The above make sense, and assuming the freelancer or firm still sets budgets and manages projects competently to ensure profitability, are good examples of how value-based pricing can be deployed.
A Consistently Profitable Alternative to Value Pricing
The truth is, most businesses who experiment with value-based pricing have a haphazard approach that’s hindering their firm. If your business falls in that camp, you’d be better off ditching that approach, and focusing instead on nailing tried-and-true operational foundations.
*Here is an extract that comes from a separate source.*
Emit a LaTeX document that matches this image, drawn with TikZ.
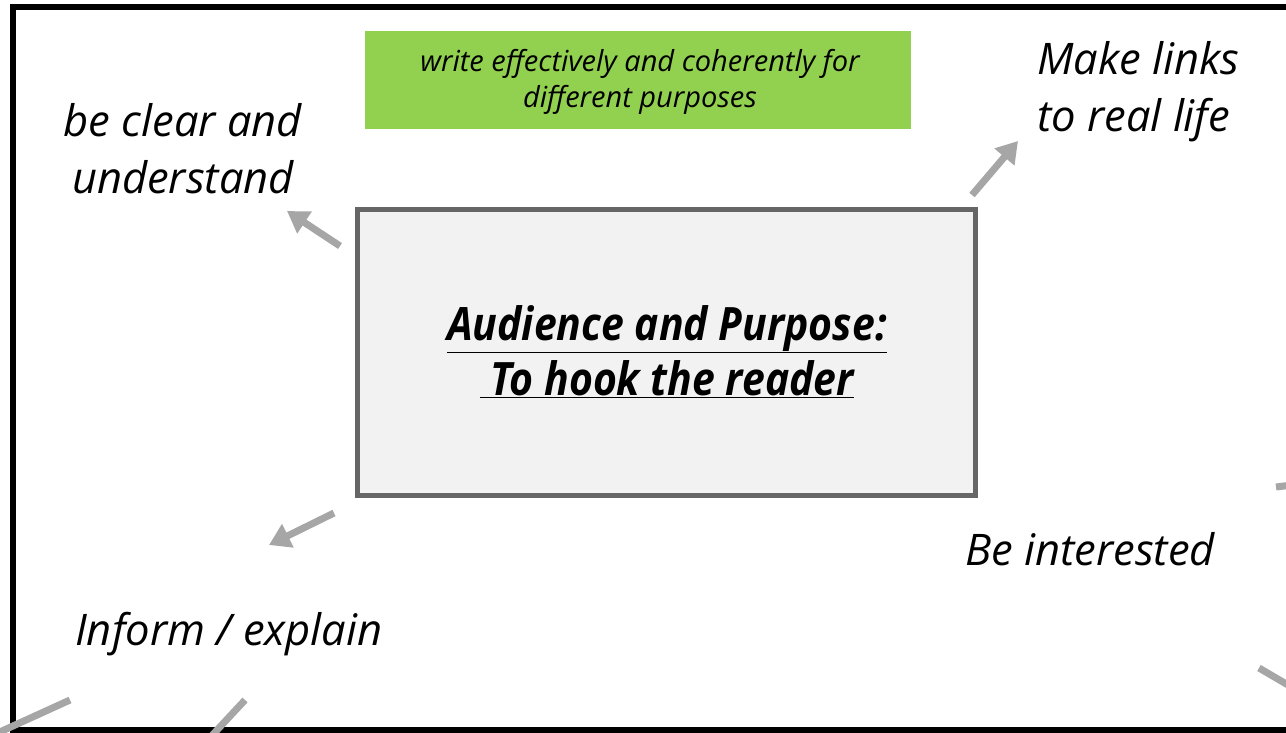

They might be less exciting than the promises of value-based pricing, but if you consistently execute on them, you’ll be consistently, predictably profitable.
In my experience, those operational foundations include:
- setting an hourly rate with a healthy margin
- finding a niche, either narrow-horizontal or vertical, and developing efficiencies in operations so as to speed up delivery
- doing a paid Discovery with the client to understand what the true scope of work is and what will be most valuable
- estimating the scope of work thoroughly, including assumptions and how your firm will deliver
- adding a 20% contingency to the estimate
- doing a fixed price contract with scope-management clauses, which they actually act on
- having skilled project managers who: are on top of the project; can have tough conversations with clients; deploy budget to the team in phases; and the like.
Once these processes are reliably in place and you’re consistently achieving 20% EBITDA margins, experimenting with value-based pricing might be worthwhile. Just make sure to approach it with the thoroughness and detail it demands.